Un modèle qui fonctionne : les enseignements du NEPAD-IPPF

Heureusement, un modèle opérationnel existe déjà : le Fonds de Préparation des Projets d’Infrastructure du NEPAD (NEPAD-IPPF), piloté par la Banque africaine de développement.

Plutôt que de financer toute demande d’étude, le NEPAD-IPPF commence par aider les gouvernements à prioriser les projets selon leur maturité et leur impact potentiel. Il cofinance ensuite les études avec le secteur public, créant ainsi une redevabilité partagée.

Le résultat ? Plusieurs projets PPP en transport et énergie en Afrique de l’Est et australe ont émergé grâce à cette approche — y compris des lignes de transport électrique transfrontalières et des extensions portuaires. Le NEPAD-IPPF évite la capture politique en maintenant les activités techniques à distance des cabinets ministériels.

En somme, ce modèle est reproductible : aligner les intérêts dès l’amont, cofinancer la préparation, et valider rigoureusement les projets.


L’Afrique ne peut plus se permettre des projets morts-nés

Si l’on veut faire passer les PPP africains à l’échelle, il faut plus que de la volonté politique ou du capital : il faut des pipelines bancables.

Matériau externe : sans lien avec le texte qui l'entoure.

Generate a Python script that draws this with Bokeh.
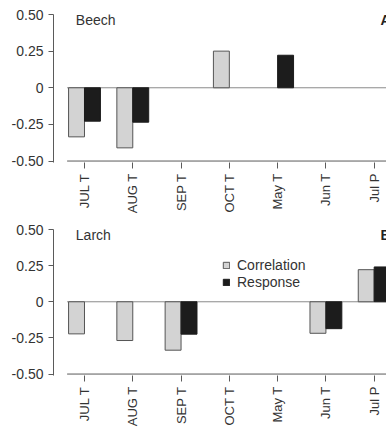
import math
from bokeh.plotting import figure
from bokeh.layouts import column
from bokeh.models import (Range1d, FixedTicker, Label, Legend, LegendItem)
from bokeh.embed import file_html
from bokeh.resources import INLINE

categories = ["JUL T", "AUG T", "SEP T", "OCT T", "May T", "Jun T", "Jul P"]
beech_corr = [-0.335, -0.41, 0.0, 0.25, 0.0, 0.0, 0.0]
beech_resp = [-0.228, -0.235, 0.0, 0.0, 0.222, 0.0, 0.0]
larch_corr = [-0.222, -0.268, -0.335, 0.0, 0.0, -0.218, 0.222]
larch_resp = [0.0, 0.0, -0.224, 0.0, 0.0, -0.186, 0.241]
y_ticks = [-0.5, -0.25, 0.0, 0.25, 0.5]
y_tick_labels = {-0.5: "-0.50", -0.25: "-0.25", 0.0: "0", 0.25: "0.25", 0.5: "0.50"}

FONT = "Liberation Sans"
GREY = "#d3d3d3"
BLACK = "#1c1c1c"
EDGE = "#555555"
AXIS = "#5a5a5a"
TXT = "#333333"
BW = 0.33


def nonzero(xs, vals, shift):
    pts = [(x + shift, v) for x, v in zip(xs, vals) if v != 0]
    return [p[0] for p in pts], [p[1] for p in pts]


def panel(corr, resp, name, letter, height, top, bottom, legend=False):
    xs = list(range(len(categories)))
    p = figure(width=386, height=height, output_backend="svg", toolbar_location=None,
               x_range=Range1d(-0.642, 6.255), y_range=Range1d(-0.51, 0.5),
               min_border_left=53, min_border_right=0, min_border_top=top,
               min_border_bottom=bottom)
    p.outline_line_color = None
    p.grid.grid_line_color = None
    p.background_fill_color = "white"
    p.border_fill_color = "white"

    # zero line and baseline
    x0 = xs[0] - BW - 0.03
    p.segment(x0=[x0], y0=[0], x1=[xs[-1] + 2], y1=[0], line_color="#8a8a8a", line_width=1)
    p.segment(x0=[x0], y0=[-0.5], x1=[xs[-1] + 2], y1=[-0.5], line_color=AXIS, line_width=1)

    cx, cv = nonzero(xs, corr, -BW / 2)
    rx, rv = nonzero(xs, resp, BW / 2)
    r1 = p.vbar(x=cx, top=cv, bottom=0, width=BW,
                fill_color=GREY, line_color=EDGE, line_width=1)
    r2 = p.vbar(x=rx, top=rv, bottom=0, width=BW,
                fill_color=BLACK, line_color=BLACK, line_width=1)

    xa = p.xaxis[0]
    xa.ticker = FixedTicker(ticks=xs)
    xa.major_label_overrides = {i: c for i, c in enumerate(categories)}
    xa.major_label_orientation = math.pi / 2
    xa.axis_line_color = None
    xa.major_tick_line_color = AXIS
    xa.major_tick_in = 0
    xa.major_tick_out = 6
    xa.minor_tick_line_color = None
    xa.major_label_standoff = 5
    xa.major_label_text_font = FONT
    xa.major_label_text_font_size = "13px"
    xa.major_label_text_color = TXT

    ya = p.yaxis[0]
    ya.ticker = FixedTicker(ticks=y_ticks)
    ya.major_label_overrides = y_tick_labels
    ya.axis_line_color = AXIS
    ya.major_tick_line_color = AXIS
    ya.major_tick_in = 0
    ya.major_tick_out = 5
    ya.minor_tick_line_color = None
    ya.major_label_standoff = 5
    ya.major_label_text_font = FONT
    ya.major_label_text_font_size = "14px"
    ya.major_label_text_color = TXT

    p.add_layout(Label(x=-0.18, y=0.462, text=name, text_font=FONT, text_font_size="14px",
                       text_color=TXT, text_baseline="middle"))
    p.add_layout(Label(x=6.13, y=0.462, text=letter, text_font=FONT, text_font_size="14px",
                       text_font_style="bold", text_color="#222222", text_baseline="middle"))

    if legend:
        lg = Legend(items=[LegendItem(label="Correlation", renderers=[r1]),
                           LegendItem(label="Response", renderers=[r2])],
                    location=(169, 85), orientation="vertical",
                    glyph_width=8, glyph_height=8, label_standoff=7,
                    label_height=17, spacing=0, padding=0, margin=0,
                    border_line_color=None, background_fill_alpha=0,
                    label_text_font=FONT, label_text_font_size="14px",
                    label_text_color=TXT)
        p.add_layout(lg, "center")
    return p


top = panel(beech_corr, beech_resp, "Beech", "A", 222, 14, 60)
bot = panel(larch_corr, larch_resp, "Larch", "B", 207, 7, 52, legend=True)

layout = column(top, bot, spacing=0)
open("out.html", "w").write(file_html(layout, INLINE))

Cela implique de transformer en profondeur la manière dont la faisabilité est pensée, financée et gouvernée.

Ayant conseillé des autorités publiques, structuré des PPP et travaillé en étroite collaboration avec des institutions financières de développement (IFD), j’accompagne aujourd’hui mes partenaires sur les volets suivants :

  • Audits de faisabilité : Revue critique des hypothèses techniques, juridiques et financières afin de détecter les signaux d’alerte dès l’amont.

  • Structuration de fonds de préparation : Conception de mécanismes de financement à risques partagés, axés sur les résultats et non sur les activités.

  • Réduction du risque politique : Mise en place de cadres de gouvernance pour limiter les interférences et préserver la confiance des investisseurs.

Le message aux IFD, aux États partenaires et aux investisseurs est simple : cessons de gaspiller des ressources dans des études vouées à l’échec. Construisons ensemble un pipeline plus intelligent, plus équitable et réellement orienté vers les résultats.